Requirements:
Reproduce each line exactly, including spacing and punctuation.

Raw data:

— begin —

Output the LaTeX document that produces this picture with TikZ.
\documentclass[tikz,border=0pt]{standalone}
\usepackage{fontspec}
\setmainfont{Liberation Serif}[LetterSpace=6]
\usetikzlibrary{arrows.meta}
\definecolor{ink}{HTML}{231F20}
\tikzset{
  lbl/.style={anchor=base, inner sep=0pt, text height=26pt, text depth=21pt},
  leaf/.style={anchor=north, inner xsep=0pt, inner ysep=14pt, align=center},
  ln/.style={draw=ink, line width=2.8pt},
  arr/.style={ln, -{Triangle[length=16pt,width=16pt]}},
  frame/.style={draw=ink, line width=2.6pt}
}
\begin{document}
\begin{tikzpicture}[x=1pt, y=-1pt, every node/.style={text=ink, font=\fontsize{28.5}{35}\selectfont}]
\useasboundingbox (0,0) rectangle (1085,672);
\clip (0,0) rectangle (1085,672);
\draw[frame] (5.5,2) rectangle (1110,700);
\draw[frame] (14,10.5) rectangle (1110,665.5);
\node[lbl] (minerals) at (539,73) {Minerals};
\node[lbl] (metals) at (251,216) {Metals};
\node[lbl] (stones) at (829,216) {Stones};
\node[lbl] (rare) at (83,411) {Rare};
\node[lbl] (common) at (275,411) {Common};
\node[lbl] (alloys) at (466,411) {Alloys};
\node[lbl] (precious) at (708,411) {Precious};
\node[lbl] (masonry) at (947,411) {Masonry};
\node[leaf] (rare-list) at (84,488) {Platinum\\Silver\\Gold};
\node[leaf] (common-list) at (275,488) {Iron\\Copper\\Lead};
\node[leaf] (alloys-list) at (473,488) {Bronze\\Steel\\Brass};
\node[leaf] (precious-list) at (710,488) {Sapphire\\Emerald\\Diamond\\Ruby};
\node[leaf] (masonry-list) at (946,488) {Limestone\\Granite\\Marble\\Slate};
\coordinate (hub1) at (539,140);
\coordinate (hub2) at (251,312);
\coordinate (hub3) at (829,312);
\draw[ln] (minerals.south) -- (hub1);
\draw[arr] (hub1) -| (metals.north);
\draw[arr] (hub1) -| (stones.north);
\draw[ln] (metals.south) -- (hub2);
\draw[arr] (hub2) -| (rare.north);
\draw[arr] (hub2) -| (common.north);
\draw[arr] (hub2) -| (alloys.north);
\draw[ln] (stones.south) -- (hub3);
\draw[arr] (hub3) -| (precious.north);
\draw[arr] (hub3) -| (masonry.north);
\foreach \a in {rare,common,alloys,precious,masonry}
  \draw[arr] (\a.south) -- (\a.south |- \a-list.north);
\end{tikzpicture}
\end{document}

— end —

Task solution:
Output the LaTeX document that produces this picture with TikZ.
\documentclass[tikz,border=0pt]{standalone}
\usepackage{fontspec}
\setmainfont{Liberation Serif}[LetterSpace=6]
\usetikzlibrary{arrows.meta}
\definecolor{ink}{HTML}{231F20}
\tikzset{
  lbl/.style={anchor=base, inner sep=0pt, text height=26pt, text depth=21pt},
  leaf/.style={anchor=north, inner xsep=0pt, inner ysep=14pt, align=center},
  ln/.style={draw=ink, line width=2.8pt},
  arr/.style={ln, -{Triangle[length=16pt,width=16pt]}},
  frame/.style={draw=ink, line width=2.6pt}
}
\begin{document}
\begin{tikzpicture}[x=1pt, y=-1pt, every node/.style={text=ink, font=\fontsize{28.5}{35}\selectfont}]
\useasboundingbox (0,0) rectangle (1085,672);
\clip (0,0) rectangle (1085,672);
\draw[frame] (5.5,2) rectangle (1110,700);
\draw[frame] (14,10.5) rectangle (1110,665.5);
\node[lbl] (minerals) at (539,73) {Minerals};
\node[lbl] (metals) at (251,216) {Metals};
\node[lbl] (stones) at (829,216) {Stones};
\node[lbl] (rare) at (83,411) {Rare};
\node[lbl] (common) at (275,411) {Common};
\node[lbl] (alloys) at (466,411) {Alloys};
\node[lbl] (precious) at (708,411) {Precious};
\node[lbl] (masonry) at (947,411) {Masonry};
\node[leaf] (rare-list) at (84,488) {Platinum\\Silver\\Gold};
\node[leaf] (common-list) at (275,488) {Iron\\Copper\\Lead};
\node[leaf] (alloys-list) at (473,488) {Bronze\\Steel\\Brass};
\node[leaf] (precious-list) at (710,488) {Sapphire\\Emerald\\Diamond\\Ruby};
\node[leaf] (masonry-list) at (946,488) {Limestone\\Granite\\Marble\\Slate};
\coordinate (hub1) at (539,140);
\coordinate (hub2) at (251,312);
\coordinate (hub3) at (829,312);
\draw[ln] (minerals.south) -- (hub1);
\draw[arr] (hub1) -| (metals.north);
\draw[arr] (hub1) -| (stones.north);
\draw[ln] (metals.south) -- (hub2);
\draw[arr] (hub2) -| (rare.north);
\draw[arr] (hub2) -| (common.north);
\draw[arr] (hub2) -| (alloys.north);
\draw[ln] (stones.south) -- (hub3);
\draw[arr] (hub3) -| (precious.north);
\draw[arr] (hub3) -| (masonry.north);
\foreach \a in {rare,common,alloys,precious,masonry}
  \draw[arr] (\a.south) -- (\a.south |- \a-list.north);
\end{tikzpicture}
\end{document}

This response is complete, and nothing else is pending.